[Begin DATA EXCERPTS]
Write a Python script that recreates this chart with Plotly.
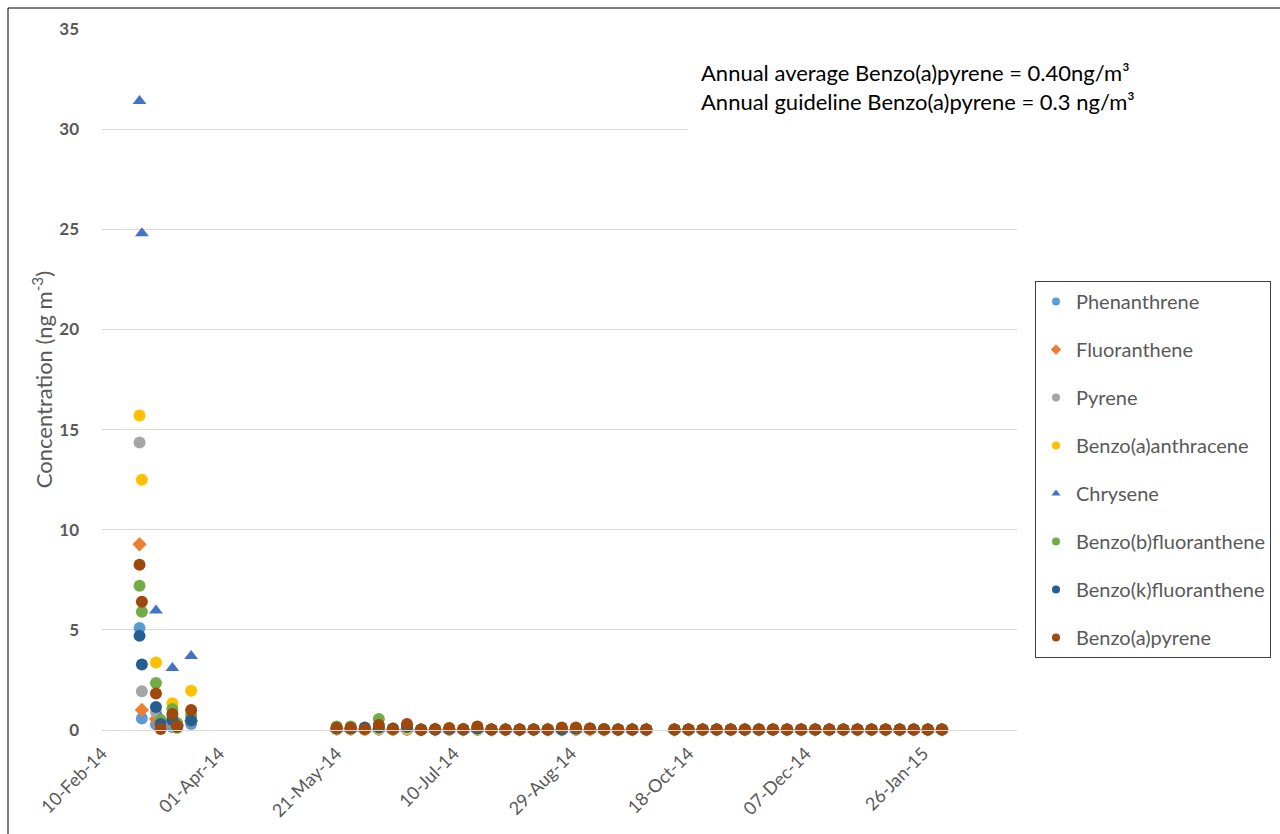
[End DATA EXCERPTS]
[Begin DATA EXCERPTS]
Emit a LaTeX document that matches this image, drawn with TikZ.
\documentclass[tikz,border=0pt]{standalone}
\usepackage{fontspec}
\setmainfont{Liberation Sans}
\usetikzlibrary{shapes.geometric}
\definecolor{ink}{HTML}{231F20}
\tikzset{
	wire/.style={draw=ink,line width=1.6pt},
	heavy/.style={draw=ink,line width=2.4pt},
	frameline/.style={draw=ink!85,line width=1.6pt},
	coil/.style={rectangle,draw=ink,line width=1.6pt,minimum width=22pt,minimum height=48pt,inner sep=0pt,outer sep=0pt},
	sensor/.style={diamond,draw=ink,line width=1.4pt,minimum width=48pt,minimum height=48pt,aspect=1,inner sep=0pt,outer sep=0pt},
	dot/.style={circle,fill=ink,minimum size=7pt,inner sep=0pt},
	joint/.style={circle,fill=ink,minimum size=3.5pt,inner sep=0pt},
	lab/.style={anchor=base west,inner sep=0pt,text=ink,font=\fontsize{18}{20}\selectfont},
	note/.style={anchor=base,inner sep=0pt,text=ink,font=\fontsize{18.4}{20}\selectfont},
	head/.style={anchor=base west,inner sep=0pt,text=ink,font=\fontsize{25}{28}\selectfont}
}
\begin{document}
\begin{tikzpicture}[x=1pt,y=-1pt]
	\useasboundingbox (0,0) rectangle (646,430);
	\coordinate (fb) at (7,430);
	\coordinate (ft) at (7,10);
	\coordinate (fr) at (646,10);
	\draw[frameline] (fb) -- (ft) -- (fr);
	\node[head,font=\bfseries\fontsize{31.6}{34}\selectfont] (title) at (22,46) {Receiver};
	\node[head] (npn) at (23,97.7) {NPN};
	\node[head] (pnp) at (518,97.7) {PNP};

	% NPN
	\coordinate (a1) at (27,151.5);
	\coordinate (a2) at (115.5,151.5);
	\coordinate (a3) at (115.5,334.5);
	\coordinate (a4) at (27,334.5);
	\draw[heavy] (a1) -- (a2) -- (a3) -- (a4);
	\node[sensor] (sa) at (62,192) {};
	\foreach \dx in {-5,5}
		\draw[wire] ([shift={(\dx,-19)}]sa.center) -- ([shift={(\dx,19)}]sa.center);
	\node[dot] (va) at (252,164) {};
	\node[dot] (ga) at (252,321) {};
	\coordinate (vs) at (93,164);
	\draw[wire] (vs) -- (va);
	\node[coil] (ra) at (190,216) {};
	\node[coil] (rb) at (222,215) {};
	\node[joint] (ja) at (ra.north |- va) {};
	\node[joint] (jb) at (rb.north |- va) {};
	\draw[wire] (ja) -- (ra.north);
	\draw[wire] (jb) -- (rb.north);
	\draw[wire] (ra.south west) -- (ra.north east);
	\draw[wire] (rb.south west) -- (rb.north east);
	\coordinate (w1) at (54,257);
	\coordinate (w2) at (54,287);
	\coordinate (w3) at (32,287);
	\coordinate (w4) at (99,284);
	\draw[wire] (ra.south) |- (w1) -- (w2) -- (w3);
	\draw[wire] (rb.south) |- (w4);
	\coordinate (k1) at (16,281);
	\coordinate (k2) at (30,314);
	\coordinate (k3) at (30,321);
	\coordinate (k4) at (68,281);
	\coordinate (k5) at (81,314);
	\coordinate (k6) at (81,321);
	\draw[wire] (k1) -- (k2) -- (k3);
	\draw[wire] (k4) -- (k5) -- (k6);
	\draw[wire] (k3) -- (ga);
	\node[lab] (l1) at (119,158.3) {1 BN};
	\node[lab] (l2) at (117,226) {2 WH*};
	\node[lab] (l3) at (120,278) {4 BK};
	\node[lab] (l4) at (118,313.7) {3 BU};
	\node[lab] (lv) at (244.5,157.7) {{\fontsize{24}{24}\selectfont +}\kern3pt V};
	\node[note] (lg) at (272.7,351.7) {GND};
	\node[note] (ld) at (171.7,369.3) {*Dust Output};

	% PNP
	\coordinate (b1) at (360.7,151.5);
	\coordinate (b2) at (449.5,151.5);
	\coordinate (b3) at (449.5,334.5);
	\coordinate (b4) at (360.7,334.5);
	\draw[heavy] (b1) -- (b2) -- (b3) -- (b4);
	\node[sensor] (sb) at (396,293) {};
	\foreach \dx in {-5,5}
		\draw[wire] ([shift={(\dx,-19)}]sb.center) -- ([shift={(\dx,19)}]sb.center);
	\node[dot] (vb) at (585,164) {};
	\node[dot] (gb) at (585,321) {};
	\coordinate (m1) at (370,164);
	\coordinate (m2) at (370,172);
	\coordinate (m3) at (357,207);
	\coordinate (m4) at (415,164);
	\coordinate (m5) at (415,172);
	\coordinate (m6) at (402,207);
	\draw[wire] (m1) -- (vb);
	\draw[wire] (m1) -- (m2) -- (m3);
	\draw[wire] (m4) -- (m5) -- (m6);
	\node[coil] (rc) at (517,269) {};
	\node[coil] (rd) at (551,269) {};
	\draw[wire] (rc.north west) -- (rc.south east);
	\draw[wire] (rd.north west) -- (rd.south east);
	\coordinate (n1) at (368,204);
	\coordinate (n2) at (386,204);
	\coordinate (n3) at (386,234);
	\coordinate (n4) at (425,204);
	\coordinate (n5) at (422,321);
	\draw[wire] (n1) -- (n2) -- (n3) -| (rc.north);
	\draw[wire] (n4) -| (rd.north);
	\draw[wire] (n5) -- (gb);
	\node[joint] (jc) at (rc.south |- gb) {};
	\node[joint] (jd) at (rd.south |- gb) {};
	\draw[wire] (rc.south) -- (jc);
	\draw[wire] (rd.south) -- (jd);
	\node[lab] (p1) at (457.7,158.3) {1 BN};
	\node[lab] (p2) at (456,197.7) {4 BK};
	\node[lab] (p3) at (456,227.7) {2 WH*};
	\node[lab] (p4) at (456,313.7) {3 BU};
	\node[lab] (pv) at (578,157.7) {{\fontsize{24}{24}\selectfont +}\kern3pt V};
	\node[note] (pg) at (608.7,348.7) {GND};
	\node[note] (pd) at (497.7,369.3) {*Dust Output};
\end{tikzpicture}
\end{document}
[End DATA EXCERPTS]
PROMPT:
Select every line above that contains the word "this", and copy it.

THE RESPONSE:
Write a Python script that recreates this chart with Plotly.
Emit a LaTeX document that matches this image, drawn with TikZ.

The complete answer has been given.